_STATED GOAL_
Set the listing down unchanged, minus every embedded image.

— START —

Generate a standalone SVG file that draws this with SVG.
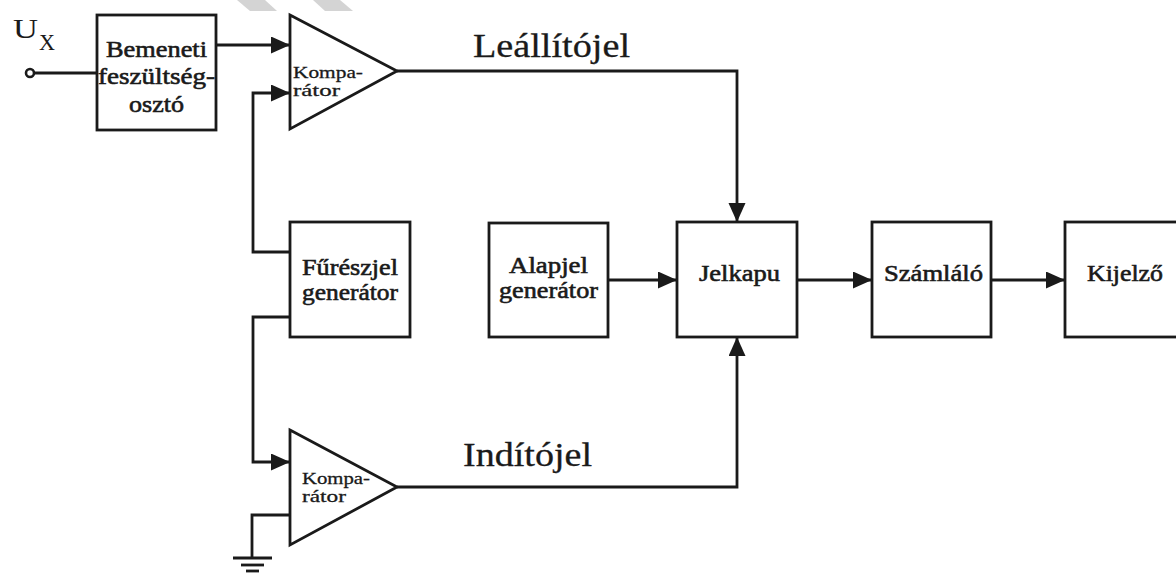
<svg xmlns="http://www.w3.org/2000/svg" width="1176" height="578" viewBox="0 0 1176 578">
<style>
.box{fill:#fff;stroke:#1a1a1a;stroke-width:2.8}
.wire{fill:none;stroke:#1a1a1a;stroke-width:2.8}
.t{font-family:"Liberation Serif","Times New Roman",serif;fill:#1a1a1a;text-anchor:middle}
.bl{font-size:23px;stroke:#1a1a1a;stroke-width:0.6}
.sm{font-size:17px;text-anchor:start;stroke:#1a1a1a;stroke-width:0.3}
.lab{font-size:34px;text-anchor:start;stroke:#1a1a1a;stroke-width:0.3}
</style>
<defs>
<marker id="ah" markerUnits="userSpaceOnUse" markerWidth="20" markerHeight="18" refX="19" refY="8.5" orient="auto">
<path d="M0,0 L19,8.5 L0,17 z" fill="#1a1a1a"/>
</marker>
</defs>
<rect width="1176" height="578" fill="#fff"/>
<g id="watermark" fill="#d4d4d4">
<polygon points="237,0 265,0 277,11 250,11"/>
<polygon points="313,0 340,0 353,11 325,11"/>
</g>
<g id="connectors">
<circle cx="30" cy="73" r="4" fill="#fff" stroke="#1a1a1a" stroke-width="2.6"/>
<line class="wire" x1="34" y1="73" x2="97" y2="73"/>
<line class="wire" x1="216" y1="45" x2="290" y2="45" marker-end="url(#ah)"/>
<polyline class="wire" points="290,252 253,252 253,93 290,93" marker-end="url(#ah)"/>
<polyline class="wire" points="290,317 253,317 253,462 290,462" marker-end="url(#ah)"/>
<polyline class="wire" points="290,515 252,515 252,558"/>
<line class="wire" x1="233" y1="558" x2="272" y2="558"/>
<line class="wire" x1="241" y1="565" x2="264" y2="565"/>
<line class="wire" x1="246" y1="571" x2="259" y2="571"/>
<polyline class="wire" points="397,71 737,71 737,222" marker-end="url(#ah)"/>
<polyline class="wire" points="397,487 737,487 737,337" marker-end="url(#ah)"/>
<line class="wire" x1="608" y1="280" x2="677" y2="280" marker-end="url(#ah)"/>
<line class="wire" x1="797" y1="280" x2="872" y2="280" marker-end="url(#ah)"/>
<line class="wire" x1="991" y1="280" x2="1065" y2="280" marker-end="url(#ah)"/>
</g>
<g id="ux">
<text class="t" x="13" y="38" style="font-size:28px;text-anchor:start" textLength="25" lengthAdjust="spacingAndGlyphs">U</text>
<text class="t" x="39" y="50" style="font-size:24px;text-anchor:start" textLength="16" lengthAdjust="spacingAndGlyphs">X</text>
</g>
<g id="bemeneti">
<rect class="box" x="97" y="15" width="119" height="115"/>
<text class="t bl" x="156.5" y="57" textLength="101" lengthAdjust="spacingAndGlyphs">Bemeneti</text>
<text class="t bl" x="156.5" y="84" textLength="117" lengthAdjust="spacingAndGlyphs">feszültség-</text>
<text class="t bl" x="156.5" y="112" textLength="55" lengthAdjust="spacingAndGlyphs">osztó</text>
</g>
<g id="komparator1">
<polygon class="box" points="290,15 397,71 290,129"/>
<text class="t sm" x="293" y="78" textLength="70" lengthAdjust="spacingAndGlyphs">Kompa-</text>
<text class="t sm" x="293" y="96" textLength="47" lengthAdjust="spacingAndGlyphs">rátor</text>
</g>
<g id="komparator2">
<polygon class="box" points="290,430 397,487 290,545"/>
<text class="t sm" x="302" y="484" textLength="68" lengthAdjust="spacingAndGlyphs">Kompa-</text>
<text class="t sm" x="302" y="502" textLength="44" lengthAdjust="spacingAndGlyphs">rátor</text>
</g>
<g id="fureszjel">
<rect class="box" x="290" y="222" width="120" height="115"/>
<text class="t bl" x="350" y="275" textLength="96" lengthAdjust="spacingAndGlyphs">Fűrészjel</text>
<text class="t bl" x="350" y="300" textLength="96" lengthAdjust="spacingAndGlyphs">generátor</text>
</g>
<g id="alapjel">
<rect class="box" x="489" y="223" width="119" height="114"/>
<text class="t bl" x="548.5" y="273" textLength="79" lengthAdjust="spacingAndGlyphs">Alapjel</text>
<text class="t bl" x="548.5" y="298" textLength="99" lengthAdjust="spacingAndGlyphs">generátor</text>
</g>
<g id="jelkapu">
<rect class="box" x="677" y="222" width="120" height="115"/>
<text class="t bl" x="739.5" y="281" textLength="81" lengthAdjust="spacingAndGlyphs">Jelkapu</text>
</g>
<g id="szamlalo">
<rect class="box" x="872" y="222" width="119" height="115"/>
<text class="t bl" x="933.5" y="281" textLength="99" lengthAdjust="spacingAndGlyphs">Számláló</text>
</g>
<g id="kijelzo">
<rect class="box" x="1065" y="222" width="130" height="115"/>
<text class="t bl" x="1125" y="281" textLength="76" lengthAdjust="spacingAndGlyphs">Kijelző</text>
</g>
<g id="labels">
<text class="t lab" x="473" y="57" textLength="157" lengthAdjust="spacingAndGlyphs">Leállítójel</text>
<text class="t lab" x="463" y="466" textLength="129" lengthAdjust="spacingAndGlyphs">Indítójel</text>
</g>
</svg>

— END —

_SOLVED EXERCISE_
Generate a standalone SVG file that draws this with SVG.
<svg xmlns="http://www.w3.org/2000/svg" width="1176" height="578" viewBox="0 0 1176 578">
<style>
.box{fill:#fff;stroke:#1a1a1a;stroke-width:2.8}
.wire{fill:none;stroke:#1a1a1a;stroke-width:2.8}
.t{font-family:"Liberation Serif","Times New Roman",serif;fill:#1a1a1a;text-anchor:middle}
.bl{font-size:23px;stroke:#1a1a1a;stroke-width:0.6}
.sm{font-size:17px;text-anchor:start;stroke:#1a1a1a;stroke-width:0.3}
.lab{font-size:34px;text-anchor:start;stroke:#1a1a1a;stroke-width:0.3}
</style>
<defs>
<marker id="ah" markerUnits="userSpaceOnUse" markerWidth="20" markerHeight="18" refX="19" refY="8.5" orient="auto">
<path d="M0,0 L19,8.5 L0,17 z" fill="#1a1a1a"/>
</marker>
</defs>
<rect width="1176" height="578" fill="#fff"/>
<g id="watermark" fill="#d4d4d4">
<polygon points="237,0 265,0 277,11 250,11"/>
<polygon points="313,0 340,0 353,11 325,11"/>
</g>
<g id="connectors">
<circle cx="30" cy="73" r="4" fill="#fff" stroke="#1a1a1a" stroke-width="2.6"/>
<line class="wire" x1="34" y1="73" x2="97" y2="73"/>
<line class="wire" x1="216" y1="45" x2="290" y2="45" marker-end="url(#ah)"/>
<polyline class="wire" points="290,252 253,252 253,93 290,93" marker-end="url(#ah)"/>
<polyline class="wire" points="290,317 253,317 253,462 290,462" marker-end="url(#ah)"/>
<polyline class="wire" points="290,515 252,515 252,558"/>
<line class="wire" x1="233" y1="558" x2="272" y2="558"/>
<line class="wire" x1="241" y1="565" x2="264" y2="565"/>
<line class="wire" x1="246" y1="571" x2="259" y2="571"/>
<polyline class="wire" points="397,71 737,71 737,222" marker-end="url(#ah)"/>
<polyline class="wire" points="397,487 737,487 737,337" marker-end="url(#ah)"/>
<line class="wire" x1="608" y1="280" x2="677" y2="280" marker-end="url(#ah)"/>
<line class="wire" x1="797" y1="280" x2="872" y2="280" marker-end="url(#ah)"/>
<line class="wire" x1="991" y1="280" x2="1065" y2="280" marker-end="url(#ah)"/>
</g>
<g id="ux">
<text class="t" x="13" y="38" style="font-size:28px;text-anchor:start" textLength="25" lengthAdjust="spacingAndGlyphs">U</text>
<text class="t" x="39" y="50" style="font-size:24px;text-anchor:start" textLength="16" lengthAdjust="spacingAndGlyphs">X</text>
</g>
<g id="bemeneti">
<rect class="box" x="97" y="15" width="119" height="115"/>
<text class="t bl" x="156.5" y="57" textLength="101" lengthAdjust="spacingAndGlyphs">Bemeneti</text>
<text class="t bl" x="156.5" y="84" textLength="117" lengthAdjust="spacingAndGlyphs">feszültség-</text>
<text class="t bl" x="156.5" y="112" textLength="55" lengthAdjust="spacingAndGlyphs">osztó</text>
</g>
<g id="komparator1">
<polygon class="box" points="290,15 397,71 290,129"/>
<text class="t sm" x="293" y="78" textLength="70" lengthAdjust="spacingAndGlyphs">Kompa-</text>
<text class="t sm" x="293" y="96" textLength="47" lengthAdjust="spacingAndGlyphs">rátor</text>
</g>
<g id="komparator2">
<polygon class="box" points="290,430 397,487 290,545"/>
<text class="t sm" x="302" y="484" textLength="68" lengthAdjust="spacingAndGlyphs">Kompa-</text>
<text class="t sm" x="302" y="502" textLength="44" lengthAdjust="spacingAndGlyphs">rátor</text>
</g>
<g id="fureszjel">
<rect class="box" x="290" y="222" width="120" height="115"/>
<text class="t bl" x="350" y="275" textLength="96" lengthAdjust="spacingAndGlyphs">Fűrészjel</text>
<text class="t bl" x="350" y="300" textLength="96" lengthAdjust="spacingAndGlyphs">generátor</text>
</g>
<g id="alapjel">
<rect class="box" x="489" y="223" width="119" height="114"/>
<text class="t bl" x="548.5" y="273" textLength="79" lengthAdjust="spacingAndGlyphs">Alapjel</text>
<text class="t bl" x="548.5" y="298" textLength="99" lengthAdjust="spacingAndGlyphs">generátor</text>
</g>
<g id="jelkapu">
<rect class="box" x="677" y="222" width="120" height="115"/>
<text class="t bl" x="739.5" y="281" textLength="81" lengthAdjust="spacingAndGlyphs">Jelkapu</text>
</g>
<g id="szamlalo">
<rect class="box" x="872" y="222" width="119" height="115"/>
<text class="t bl" x="933.5" y="281" textLength="99" lengthAdjust="spacingAndGlyphs">Számláló</text>
</g>
<g id="kijelzo">
<rect class="box" x="1065" y="222" width="130" height="115"/>
<text class="t bl" x="1125" y="281" textLength="76" lengthAdjust="spacingAndGlyphs">Kijelző</text>
</g>
<g id="labels">
<text class="t lab" x="473" y="57" textLength="157" lengthAdjust="spacingAndGlyphs">Leállítójel</text>
<text class="t lab" x="463" y="466" textLength="129" lengthAdjust="spacingAndGlyphs">Indítójel</text>
</g>
</svg>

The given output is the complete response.